====== COLLECTED DATA ======

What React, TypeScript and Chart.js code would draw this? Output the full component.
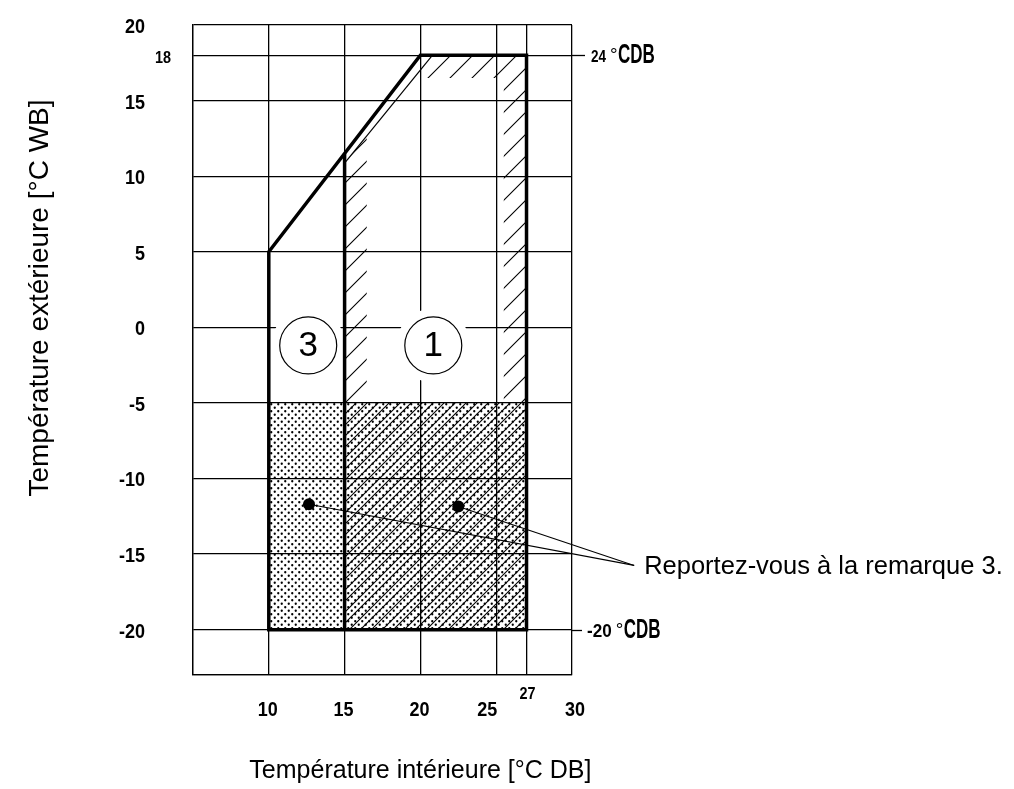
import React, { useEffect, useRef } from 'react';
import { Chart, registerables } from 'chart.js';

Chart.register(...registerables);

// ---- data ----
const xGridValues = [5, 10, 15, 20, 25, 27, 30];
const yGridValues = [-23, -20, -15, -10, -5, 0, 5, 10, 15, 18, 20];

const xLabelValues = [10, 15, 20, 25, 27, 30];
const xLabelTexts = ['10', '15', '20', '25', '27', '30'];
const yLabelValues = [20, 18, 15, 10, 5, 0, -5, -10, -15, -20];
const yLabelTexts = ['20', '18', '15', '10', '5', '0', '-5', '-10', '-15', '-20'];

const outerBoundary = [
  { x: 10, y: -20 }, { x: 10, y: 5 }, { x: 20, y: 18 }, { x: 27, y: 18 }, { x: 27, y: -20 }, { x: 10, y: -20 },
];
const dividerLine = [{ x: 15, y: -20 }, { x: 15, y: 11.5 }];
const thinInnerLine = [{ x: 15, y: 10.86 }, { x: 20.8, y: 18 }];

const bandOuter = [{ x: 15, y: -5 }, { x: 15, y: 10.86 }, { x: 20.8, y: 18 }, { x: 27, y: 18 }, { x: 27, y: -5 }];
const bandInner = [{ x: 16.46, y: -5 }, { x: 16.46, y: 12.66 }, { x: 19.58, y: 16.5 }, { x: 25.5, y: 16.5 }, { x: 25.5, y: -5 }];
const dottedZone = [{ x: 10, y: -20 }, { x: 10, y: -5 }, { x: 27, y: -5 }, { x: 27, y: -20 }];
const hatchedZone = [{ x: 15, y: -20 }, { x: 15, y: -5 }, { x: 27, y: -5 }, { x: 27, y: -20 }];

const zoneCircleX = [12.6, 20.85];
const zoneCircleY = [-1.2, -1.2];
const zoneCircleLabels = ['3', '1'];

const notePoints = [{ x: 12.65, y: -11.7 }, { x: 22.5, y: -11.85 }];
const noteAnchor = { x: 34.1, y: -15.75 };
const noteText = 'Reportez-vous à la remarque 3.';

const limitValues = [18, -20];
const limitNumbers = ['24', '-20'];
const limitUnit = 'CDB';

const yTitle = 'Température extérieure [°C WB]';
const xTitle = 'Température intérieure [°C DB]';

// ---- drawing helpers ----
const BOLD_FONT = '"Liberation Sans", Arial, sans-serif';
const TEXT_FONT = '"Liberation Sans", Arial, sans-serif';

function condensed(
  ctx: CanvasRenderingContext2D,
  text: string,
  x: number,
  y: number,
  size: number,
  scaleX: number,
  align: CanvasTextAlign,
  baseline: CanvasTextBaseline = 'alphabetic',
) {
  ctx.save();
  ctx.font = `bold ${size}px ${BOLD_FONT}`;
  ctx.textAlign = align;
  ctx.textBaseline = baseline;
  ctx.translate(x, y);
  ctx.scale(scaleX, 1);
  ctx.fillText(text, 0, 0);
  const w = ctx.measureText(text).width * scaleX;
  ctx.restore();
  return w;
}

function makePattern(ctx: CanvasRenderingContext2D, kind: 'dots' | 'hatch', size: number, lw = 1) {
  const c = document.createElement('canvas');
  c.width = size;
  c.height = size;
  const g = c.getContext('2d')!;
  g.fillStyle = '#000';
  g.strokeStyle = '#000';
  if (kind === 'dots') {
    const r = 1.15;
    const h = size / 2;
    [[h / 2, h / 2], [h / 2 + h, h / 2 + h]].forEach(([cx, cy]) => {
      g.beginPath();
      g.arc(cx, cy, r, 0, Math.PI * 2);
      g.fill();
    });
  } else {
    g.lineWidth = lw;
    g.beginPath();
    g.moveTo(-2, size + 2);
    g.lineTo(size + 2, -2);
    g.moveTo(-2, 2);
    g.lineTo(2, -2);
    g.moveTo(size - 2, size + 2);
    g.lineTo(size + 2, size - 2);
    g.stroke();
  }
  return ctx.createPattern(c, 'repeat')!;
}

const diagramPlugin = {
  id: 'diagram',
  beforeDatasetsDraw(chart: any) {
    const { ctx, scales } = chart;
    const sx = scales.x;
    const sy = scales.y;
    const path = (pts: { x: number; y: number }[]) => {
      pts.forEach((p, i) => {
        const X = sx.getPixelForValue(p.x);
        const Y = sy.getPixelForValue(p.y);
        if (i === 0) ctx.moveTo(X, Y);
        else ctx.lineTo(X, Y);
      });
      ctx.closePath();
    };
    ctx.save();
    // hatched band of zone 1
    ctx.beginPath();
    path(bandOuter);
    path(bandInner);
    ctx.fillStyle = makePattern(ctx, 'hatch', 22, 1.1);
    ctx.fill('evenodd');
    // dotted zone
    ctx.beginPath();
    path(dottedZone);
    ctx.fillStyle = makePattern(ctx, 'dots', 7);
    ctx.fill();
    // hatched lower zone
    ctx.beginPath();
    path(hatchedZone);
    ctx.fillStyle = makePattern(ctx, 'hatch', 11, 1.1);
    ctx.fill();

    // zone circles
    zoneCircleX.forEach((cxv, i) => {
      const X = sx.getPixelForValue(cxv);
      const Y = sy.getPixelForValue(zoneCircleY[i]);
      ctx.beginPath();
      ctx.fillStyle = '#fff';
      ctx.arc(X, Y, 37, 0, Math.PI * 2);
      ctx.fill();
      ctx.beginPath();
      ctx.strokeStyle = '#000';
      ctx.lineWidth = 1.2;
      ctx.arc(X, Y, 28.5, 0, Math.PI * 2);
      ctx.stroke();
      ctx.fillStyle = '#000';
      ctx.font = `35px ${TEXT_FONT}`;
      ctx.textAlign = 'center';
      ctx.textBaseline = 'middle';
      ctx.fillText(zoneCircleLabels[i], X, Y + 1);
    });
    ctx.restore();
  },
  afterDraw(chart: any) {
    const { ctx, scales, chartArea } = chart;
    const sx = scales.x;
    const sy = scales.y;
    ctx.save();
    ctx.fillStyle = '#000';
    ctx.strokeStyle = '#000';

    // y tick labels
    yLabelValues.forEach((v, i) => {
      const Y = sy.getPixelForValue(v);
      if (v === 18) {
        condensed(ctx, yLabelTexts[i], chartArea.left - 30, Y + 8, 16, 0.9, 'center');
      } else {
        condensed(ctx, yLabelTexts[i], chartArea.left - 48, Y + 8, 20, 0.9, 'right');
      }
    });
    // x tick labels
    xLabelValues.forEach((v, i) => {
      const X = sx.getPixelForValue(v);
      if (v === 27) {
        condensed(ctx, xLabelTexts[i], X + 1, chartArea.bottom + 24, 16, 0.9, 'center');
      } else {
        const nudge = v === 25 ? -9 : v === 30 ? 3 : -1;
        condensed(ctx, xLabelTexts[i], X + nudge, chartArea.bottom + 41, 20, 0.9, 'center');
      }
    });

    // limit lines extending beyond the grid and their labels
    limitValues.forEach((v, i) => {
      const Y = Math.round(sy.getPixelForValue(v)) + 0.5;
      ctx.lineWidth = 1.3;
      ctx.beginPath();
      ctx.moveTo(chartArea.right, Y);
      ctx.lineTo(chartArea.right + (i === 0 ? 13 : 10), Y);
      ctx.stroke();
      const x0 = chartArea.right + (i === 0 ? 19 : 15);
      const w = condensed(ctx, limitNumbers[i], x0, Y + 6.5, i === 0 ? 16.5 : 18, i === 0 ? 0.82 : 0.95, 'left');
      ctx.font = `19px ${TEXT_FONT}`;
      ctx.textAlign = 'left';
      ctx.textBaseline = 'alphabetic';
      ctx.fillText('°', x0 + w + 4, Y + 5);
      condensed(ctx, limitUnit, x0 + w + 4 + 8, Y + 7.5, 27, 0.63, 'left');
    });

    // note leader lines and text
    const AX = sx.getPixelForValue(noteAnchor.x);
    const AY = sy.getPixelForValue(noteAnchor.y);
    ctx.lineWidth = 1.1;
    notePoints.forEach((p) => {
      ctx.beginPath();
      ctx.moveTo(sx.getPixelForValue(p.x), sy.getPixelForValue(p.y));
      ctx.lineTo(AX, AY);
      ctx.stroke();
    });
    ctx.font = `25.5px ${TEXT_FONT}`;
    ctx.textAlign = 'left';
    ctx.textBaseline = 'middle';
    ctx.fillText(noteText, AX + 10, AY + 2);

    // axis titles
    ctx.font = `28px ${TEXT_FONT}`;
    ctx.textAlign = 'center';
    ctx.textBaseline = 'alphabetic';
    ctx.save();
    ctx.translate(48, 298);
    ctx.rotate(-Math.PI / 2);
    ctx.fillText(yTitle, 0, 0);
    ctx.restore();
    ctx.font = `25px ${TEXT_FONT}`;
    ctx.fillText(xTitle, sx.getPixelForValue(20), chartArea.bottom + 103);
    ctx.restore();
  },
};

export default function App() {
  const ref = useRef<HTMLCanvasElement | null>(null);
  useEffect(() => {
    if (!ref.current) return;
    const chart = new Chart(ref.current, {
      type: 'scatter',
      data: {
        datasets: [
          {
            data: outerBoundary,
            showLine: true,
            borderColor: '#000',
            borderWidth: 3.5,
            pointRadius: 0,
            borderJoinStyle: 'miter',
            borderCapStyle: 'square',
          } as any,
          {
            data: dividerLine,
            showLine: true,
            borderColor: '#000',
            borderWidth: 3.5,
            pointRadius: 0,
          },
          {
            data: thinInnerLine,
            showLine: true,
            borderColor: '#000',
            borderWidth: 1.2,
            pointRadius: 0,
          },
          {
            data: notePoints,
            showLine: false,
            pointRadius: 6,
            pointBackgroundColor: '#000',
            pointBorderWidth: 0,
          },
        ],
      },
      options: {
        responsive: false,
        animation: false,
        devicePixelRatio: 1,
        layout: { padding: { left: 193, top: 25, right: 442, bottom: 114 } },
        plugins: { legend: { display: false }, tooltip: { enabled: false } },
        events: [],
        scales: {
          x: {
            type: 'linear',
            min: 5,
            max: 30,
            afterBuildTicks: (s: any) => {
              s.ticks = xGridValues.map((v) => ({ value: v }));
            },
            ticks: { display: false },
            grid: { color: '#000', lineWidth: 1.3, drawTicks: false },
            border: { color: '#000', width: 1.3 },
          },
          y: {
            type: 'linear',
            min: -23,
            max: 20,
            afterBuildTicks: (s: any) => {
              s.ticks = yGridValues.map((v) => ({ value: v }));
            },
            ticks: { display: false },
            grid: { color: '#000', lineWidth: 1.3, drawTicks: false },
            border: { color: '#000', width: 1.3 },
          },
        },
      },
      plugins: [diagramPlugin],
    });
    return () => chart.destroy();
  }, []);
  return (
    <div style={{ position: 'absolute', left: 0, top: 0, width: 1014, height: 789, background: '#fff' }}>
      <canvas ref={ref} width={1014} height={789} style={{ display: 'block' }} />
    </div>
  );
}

======

▶ [TASK DESCRIPTION]
Count the lines of the listing above that include the word "React" and state the total with nothing else.

▶ [CORRECT OUTPUT]
2